Aquella tarde tuvo un serio desacuerdo con Clara. No quería decirle nada sobre el descubierto, pero tan pronto como ella le vio le preguntó qué le pasaba. Intentó despistarla con alguna excusa. Pero no la había planeado, así que no se la tragó. La forma que tenía Clara de sacarle algo no era discutir, sino negarse a hablar. Y puesto que ella llevaba normalmente las tres cuartas partes de la conversación cuando estaban juntos, el silencio se hacía pronto difícil de soportar. Obi le preguntaba entonces qué pasaba, lo que normalmente era el preludio para hacer lo que ella quisiera.
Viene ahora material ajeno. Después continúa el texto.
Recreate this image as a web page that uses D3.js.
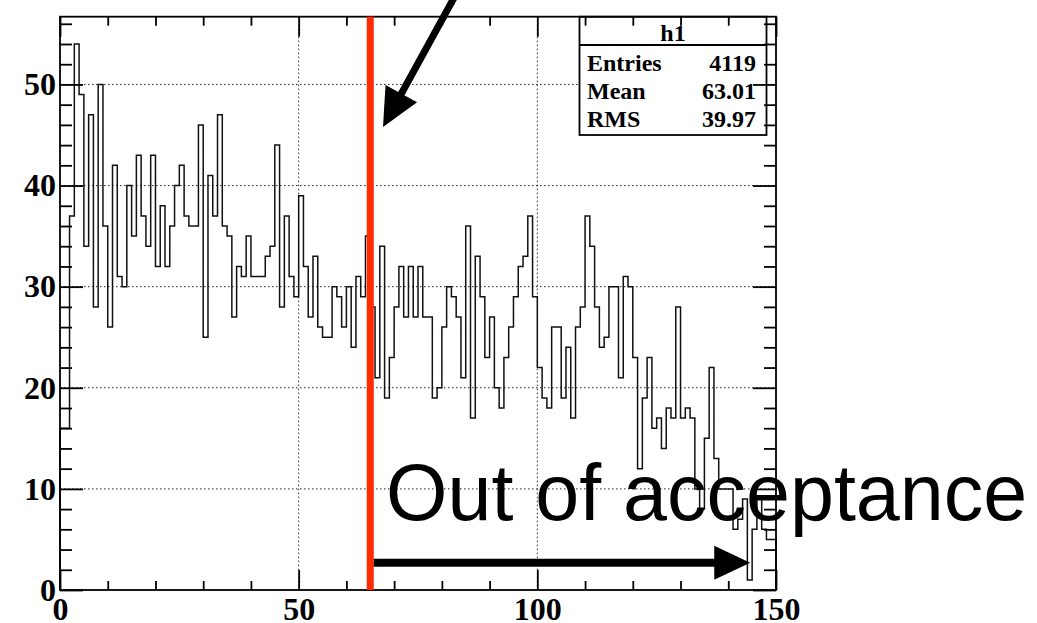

—¿Por qué no me lo dijiste? —le preguntó cuando le contó lo del descubierto.

—No hacía falta. Lo pagaré fácilmente en plazos de cinco libras al mes.
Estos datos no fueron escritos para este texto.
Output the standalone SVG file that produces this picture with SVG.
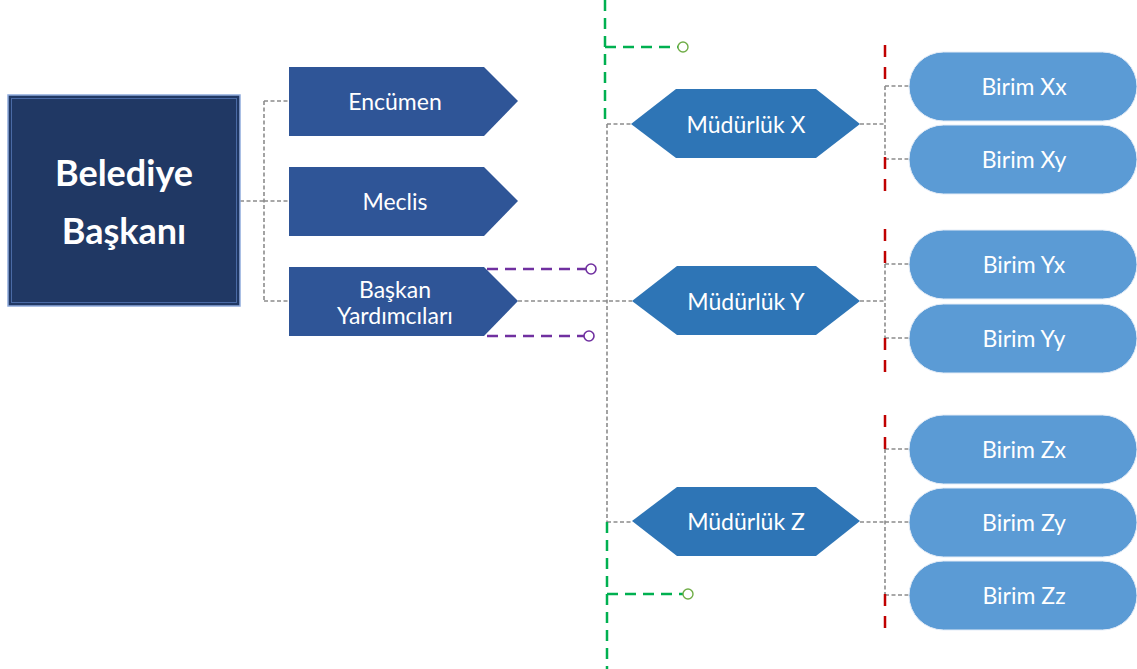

—Ese no es el caso. No crees que tengas que contármelo cuando tienes un problema.

—No era un problema, y no te lo habría dicho si no hubieras insistido.
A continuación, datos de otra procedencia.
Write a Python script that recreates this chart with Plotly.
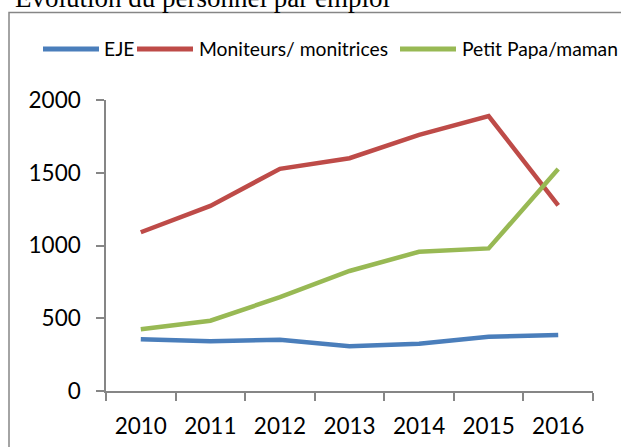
import plotly.graph_objects as go

years = ["2010", "2011", "2012", "2013", "2014", "2015", "2016"]
eje = [355, 342, 353, 307, 325, 373, 385]
moniteurs = [1091, 1272, 1527, 1600, 1760, 1890, 1276]
petit = [424, 483, 645, 825, 957, 980, 1526]

series = [
    ("EJE", eje, "#4a7ebb"),
    ("Moniteurs/ monitrices", moniteurs, "#be4b48"),
    ("Petit Papa/maman", petit, "#98b954"),
]

fig = go.Figure()
for name, vals, col in series:
    fig.add_trace(go.Scatter(x=years, y=vals, name=name, mode="lines",
                             line=dict(color=col, width=4.5), showlegend=False))

W, H = 621, 447
L, R, T, B = 106, 593, 100, 391

def px(x):
    return (x - L) / (R - L)

def py(y):
    return (B - y) / (B - T)

# manual legend (line sample + label), matching the reference spacing
legend_x = [(43, 99, 102), (137, 193, 197), (400, 456, 460)]
legend_y = 49
shapes = [dict(type="rect", xref="paper", yref="paper",
               x0=px(9), x1=px(640), y0=py(470), y1=py(12.5),
               line=dict(color="#868686", width=1.5), fillcolor="rgba(0,0,0,0)", layer="below")]
annotations = [dict(text="Évolution du personnel par emploi", xref="paper", yref="paper",
                    x=px(13), y=py(15), xanchor="left", yanchor="bottom", showarrow=False,
                    font=dict(family="Liberation Serif, Times New Roman, serif", size=27, color="black"))]
for (name, vals, col), (lx0, lx1, tx) in zip(series, legend_x):
    shapes.append(dict(type="line", xref="paper", yref="paper",
                       x0=px(lx0), x1=px(lx1), y0=py(legend_y), y1=py(legend_y),
                       line=dict(color=col, width=5)))
    annotations.append(dict(text=name, xref="paper", yref="paper", x=px(tx), y=py(legend_y),
                            xanchor="left", yanchor="middle", showarrow=False,
                            font=dict(family="Lato, Open Sans, sans-serif", size=19.3, color="black")))

fig.update_layout(
    width=W, height=H,
    margin=dict(l=L, r=W - R, t=T, b=H - B, pad=0, autoexpand=False),
    paper_bgcolor="white", plot_bgcolor="white",
    font=dict(family="Lato, Open Sans, sans-serif", color="black"),
    showlegend=False,
    xaxis=dict(type="category", range=[-0.5, 6.5], showgrid=False, showline=True,
               linecolor="#868686", linewidth=1.5, ticks="outside", ticklen=8,
               tickcolor="#868686", tickwidth=1.5, tickson="boundaries",
               tickfont=dict(size=22.5), zeroline=False, ticklabelstandoff=14),
    yaxis=dict(range=[0, 2000], dtick=500, showgrid=False, showline=True,
               linecolor="#868686", linewidth=1.5, ticks="outside", ticklen=8,
               tickcolor="#868686", tickwidth=1.5, tickfont=dict(size=22.5),
               zeroline=False, ticklabelstandoff=11),
    shapes=shapes,
    annotations=annotations,
)

fig.write_html("out.html", config={"displayModeBar": False},
               post_script="document.body.style.margin='0';document.body.style.overflow='hidden';")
—Ya veo —fue todo lo que ella dijo.

Cruzó la habitación, cogió una revista femenina que estaba tirada en el suelo, y se puso a leer. Después de un par de minutos, Obi dijo con un desenfado postizo:

—Es de mala educación ponerte a leer cuando tienes una visita.

—Ya deberías saber que me educaron muy mal.

Cualquier comentario sobre su familia era peligroso, y normalmente terminaba en lágrimas. Incluso ahora se le estaban empañando los ojos.

—Clara —dijo poniéndole un brazo alrededor de los hombros—. Clara.

Ella no respondió. Estaba pasando mecánicamente las hojas de la revista.

—No entiendo que quieras discutir por esto.

Ni palabra.

—Creo que es mejor que me vaya.

—Yo también lo creo.

—Clara, lo siento.

—¿Qué sientes? Déjame, ojare.

Y le empujó el brazo.

Obi siguió sentado un par de minutos, mirando el suelo.

—Vale.

Se puso de pie. Clara siguió donde estaba, pasando páginas.

—Hasta luego.

—Adiós.

Cuando volvió a su piso, le pidió a Sebastian que no hiciera nada para cenar.

—Ya empecé.

—¡Pues déjalo! —gritó, y fue a su habitación.

Se detuvo un instante a mirar la foto de Clara en el tocador. La puso boca abajo y se desvistió. Se puso un clote sobre los hombros, como una toga, y volvió a la sala para coger un libro. Sus ojos se posaron en los Poemas reunidos de A. E. Housman. Lo cogió y volvió a su habitación. Cogió la foto de Clara y volvió a ponerla de pie. Después se acostó.

Abrió el libro por una página en la que asomaba un trozo de papel, con el borde desgastado y sucio de haber estado expuesto al polvo. En la hoja había un poema titulado «Nigeria».

Dios bendiga a nuestra noble patria,

gran país de sol brillante,

donde los hombres valientes siguen los caminos de la paz

y luchan por ganar su libertad.

Ojalá conservemos nuestra pureza,

nuestro celo por la vida y la alegría.

Dios bendiga a nuestros compatriotas

y a las mujeres en todas partes.

Que los enseñe a caminar unidos

para construir nuestra amada nación,

olvidando la región, la tribu o el habla,

y siempre entendiéndose entre sí.

Debajo estaba escrito: «Londres, julio de 1955». Sonrió, puso la hoja donde la había encontrado y empezó a leer su poema favorito, «Himno de Semana Santa».